Information shown:
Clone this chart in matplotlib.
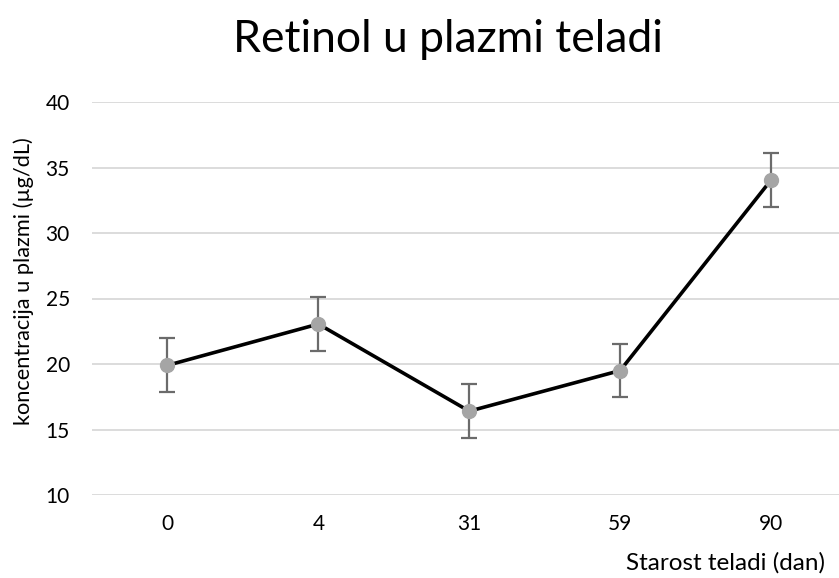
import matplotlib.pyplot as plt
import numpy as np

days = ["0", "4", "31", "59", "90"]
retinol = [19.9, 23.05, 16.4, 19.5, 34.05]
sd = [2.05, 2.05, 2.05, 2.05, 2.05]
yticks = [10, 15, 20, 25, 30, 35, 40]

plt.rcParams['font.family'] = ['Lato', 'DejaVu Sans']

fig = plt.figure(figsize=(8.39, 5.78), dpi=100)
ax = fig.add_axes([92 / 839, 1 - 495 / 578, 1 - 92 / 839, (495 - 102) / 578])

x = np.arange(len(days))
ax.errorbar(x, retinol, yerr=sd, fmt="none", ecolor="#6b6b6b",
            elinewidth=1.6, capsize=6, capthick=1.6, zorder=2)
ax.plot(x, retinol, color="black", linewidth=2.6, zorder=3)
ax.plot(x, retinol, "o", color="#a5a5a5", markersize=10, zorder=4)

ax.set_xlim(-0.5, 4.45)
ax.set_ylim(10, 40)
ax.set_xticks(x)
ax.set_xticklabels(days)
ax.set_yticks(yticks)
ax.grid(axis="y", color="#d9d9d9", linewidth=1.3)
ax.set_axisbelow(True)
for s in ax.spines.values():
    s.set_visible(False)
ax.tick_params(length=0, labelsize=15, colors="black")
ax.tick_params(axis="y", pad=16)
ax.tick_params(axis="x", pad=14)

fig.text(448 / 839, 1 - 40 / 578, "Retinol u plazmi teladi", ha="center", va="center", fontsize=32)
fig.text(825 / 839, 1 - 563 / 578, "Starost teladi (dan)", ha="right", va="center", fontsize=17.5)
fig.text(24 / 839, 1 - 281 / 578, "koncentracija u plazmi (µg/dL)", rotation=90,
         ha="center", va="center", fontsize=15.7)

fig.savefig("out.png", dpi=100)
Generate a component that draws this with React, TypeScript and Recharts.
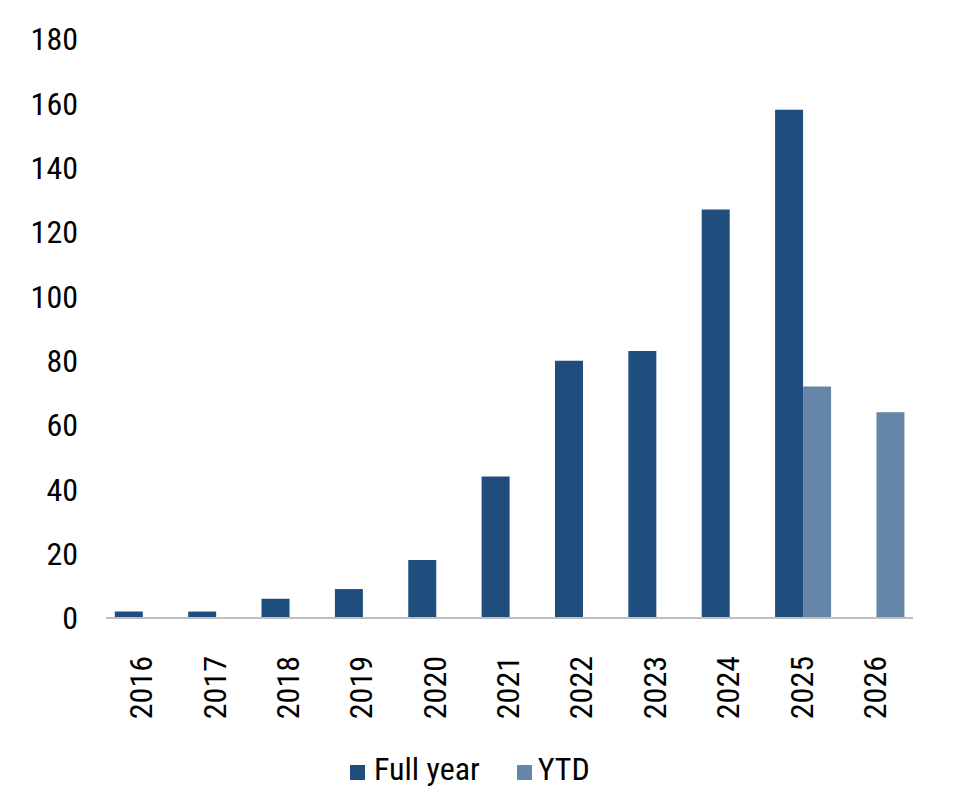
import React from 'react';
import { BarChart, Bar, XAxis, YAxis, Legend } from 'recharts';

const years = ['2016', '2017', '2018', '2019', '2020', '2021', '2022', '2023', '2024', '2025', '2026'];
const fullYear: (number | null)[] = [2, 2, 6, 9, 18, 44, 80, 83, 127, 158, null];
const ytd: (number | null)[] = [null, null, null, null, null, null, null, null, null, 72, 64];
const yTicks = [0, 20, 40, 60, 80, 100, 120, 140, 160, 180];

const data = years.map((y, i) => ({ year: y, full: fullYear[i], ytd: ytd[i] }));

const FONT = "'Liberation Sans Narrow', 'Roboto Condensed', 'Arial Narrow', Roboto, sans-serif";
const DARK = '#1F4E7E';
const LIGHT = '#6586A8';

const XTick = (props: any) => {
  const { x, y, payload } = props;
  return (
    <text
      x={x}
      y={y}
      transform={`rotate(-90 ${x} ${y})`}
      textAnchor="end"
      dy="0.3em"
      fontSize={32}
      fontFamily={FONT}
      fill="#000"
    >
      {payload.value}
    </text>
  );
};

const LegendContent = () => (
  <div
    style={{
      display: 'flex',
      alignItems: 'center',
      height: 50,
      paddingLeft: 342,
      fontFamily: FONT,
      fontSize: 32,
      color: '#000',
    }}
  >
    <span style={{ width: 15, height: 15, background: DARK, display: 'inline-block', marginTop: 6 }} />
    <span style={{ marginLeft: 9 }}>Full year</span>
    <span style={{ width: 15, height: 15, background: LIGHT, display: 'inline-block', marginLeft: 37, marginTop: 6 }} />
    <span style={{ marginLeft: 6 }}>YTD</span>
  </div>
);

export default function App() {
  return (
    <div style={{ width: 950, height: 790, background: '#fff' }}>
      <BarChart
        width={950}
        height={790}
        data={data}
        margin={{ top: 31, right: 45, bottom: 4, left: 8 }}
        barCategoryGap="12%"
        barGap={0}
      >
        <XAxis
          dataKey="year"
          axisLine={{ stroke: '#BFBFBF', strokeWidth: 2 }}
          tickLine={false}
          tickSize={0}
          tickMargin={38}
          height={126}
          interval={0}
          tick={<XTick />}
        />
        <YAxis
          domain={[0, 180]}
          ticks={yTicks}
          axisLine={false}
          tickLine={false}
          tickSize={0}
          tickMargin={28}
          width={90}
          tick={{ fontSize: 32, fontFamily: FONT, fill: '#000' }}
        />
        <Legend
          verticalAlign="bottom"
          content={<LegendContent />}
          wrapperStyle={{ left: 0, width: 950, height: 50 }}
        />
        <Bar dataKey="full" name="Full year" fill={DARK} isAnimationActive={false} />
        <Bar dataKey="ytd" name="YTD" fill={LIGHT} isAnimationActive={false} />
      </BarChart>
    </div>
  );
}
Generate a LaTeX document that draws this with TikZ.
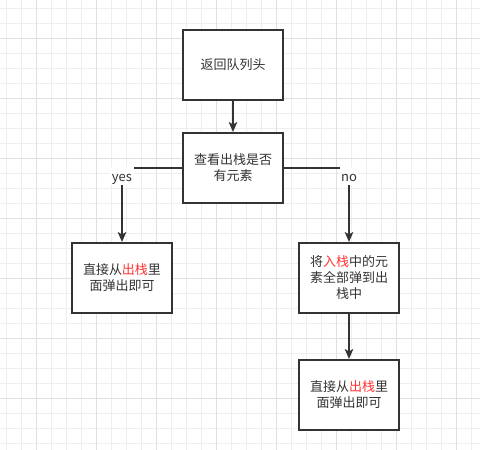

Task description: Quote the material in full and exactly; do not carry over its pictures.

Expected answer:
Clone this chart in matplotlib.
import matplotlib.pyplot as plt
import numpy as np

days = ["0", "4", "31", "59", "90"]
retinol = [19.9, 23.05, 16.4, 19.5, 34.05]
sd = [2.05, 2.05, 2.05, 2.05, 2.05]
yticks = [10, 15, 20, 25, 30, 35, 40]

plt.rcParams['font.family'] = ['Lato', 'DejaVu Sans']

fig = plt.figure(figsize=(8.39, 5.78), dpi=100)
ax = fig.add_axes([92 / 839, 1 - 495 / 578, 1 - 92 / 839, (495 - 102) / 578])

x = np.arange(len(days))
ax.errorbar(x, retinol, yerr=sd, fmt="none", ecolor="#6b6b6b",
            elinewidth=1.6, capsize=6, capthick=1.6, zorder=2)
ax.plot(x, retinol, color="black", linewidth=2.6, zorder=3)
ax.plot(x, retinol, "o", color="#a5a5a5", markersize=10, zorder=4)

ax.set_xlim(-0.5, 4.45)
ax.set_ylim(10, 40)
ax.set_xticks(x)
ax.set_xticklabels(days)
ax.set_yticks(yticks)
ax.grid(axis="y", color="#d9d9d9", linewidth=1.3)
ax.set_axisbelow(True)
for s in ax.spines.values():
    s.set_visible(False)
ax.tick_params(length=0, labelsize=15, colors="black")
ax.tick_params(axis="y", pad=16)
ax.tick_params(axis="x", pad=14)

fig.text(448 / 839, 1 - 40 / 578, "Retinol u plazmi teladi", ha="center", va="center", fontsize=32)
fig.text(825 / 839, 1 - 563 / 578, "Starost teladi (dan)", ha="right", va="center", fontsize=17.5)
fig.text(24 / 839, 1 - 281 / 578, "koncentracija u plazmi (µg/dL)", rotation=90,
         ha="center", va="center", fontsize=15.7)

fig.savefig("out.png", dpi=100)
Generate a component that draws this with React, TypeScript and Recharts.
import React from 'react';
import { BarChart, Bar, XAxis, YAxis, Legend } from 'recharts';

const years = ['2016', '2017', '2018', '2019', '2020', '2021', '2022', '2023', '2024', '2025', '2026'];
const fullYear: (number | null)[] = [2, 2, 6, 9, 18, 44, 80, 83, 127, 158, null];
const ytd: (number | null)[] = [null, null, null, null, null, null, null, null, null, 72, 64];
const yTicks = [0, 20, 40, 60, 80, 100, 120, 140, 160, 180];

const data = years.map((y, i) => ({ year: y, full: fullYear[i], ytd: ytd[i] }));

const FONT = "'Liberation Sans Narrow', 'Roboto Condensed', 'Arial Narrow', Roboto, sans-serif";
const DARK = '#1F4E7E';
const LIGHT = '#6586A8';

const XTick = (props: any) => {
  const { x, y, payload } = props;
  return (
    <text
      x={x}
      y={y}
      transform={`rotate(-90 ${x} ${y})`}
      textAnchor="end"
      dy="0.3em"
      fontSize={32}
      fontFamily={FONT}
      fill="#000"
    >
      {payload.value}
    </text>
  );
};

const LegendContent = () => (
  <div
    style={{
      display: 'flex',
      alignItems: 'center',
      height: 50,
      paddingLeft: 342,
      fontFamily: FONT,
      fontSize: 32,
      color: '#000',
    }}
  >
    <span style={{ width: 15, height: 15, background: DARK, display: 'inline-block', marginTop: 6 }} />
    <span style={{ marginLeft: 9 }}>Full year</span>
    <span style={{ width: 15, height: 15, background: LIGHT, display: 'inline-block', marginLeft: 37, marginTop: 6 }} />
    <span style={{ marginLeft: 6 }}>YTD</span>
  </div>
);

export default function App() {
  return (
    <div style={{ width: 950, height: 790, background: '#fff' }}>
      <BarChart
        width={950}
        height={790}
        data={data}
        margin={{ top: 31, right: 45, bottom: 4, left: 8 }}
        barCategoryGap="12%"
        barGap={0}
      >
        <XAxis
          dataKey="year"
          axisLine={{ stroke: '#BFBFBF', strokeWidth: 2 }}
          tickLine={false}
          tickSize={0}
          tickMargin={38}
          height={126}
          interval={0}
          tick={<XTick />}
        />
        <YAxis
          domain={[0, 180]}
          ticks={yTicks}
          axisLine={false}
          tickLine={false}
          tickSize={0}
          tickMargin={28}
          width={90}
          tick={{ fontSize: 32, fontFamily: FONT, fill: '#000' }}
        />
        <Legend
          verticalAlign="bottom"
          content={<LegendContent />}
          wrapperStyle={{ left: 0, width: 950, height: 50 }}
        />
        <Bar dataKey="full" name="Full year" fill={DARK} isAnimationActive={false} />
        <Bar dataKey="ytd" name="YTD" fill={LIGHT} isAnimationActive={false} />
      </BarChart>
    </div>
  );
}
Generate a LaTeX document that draws this with TikZ.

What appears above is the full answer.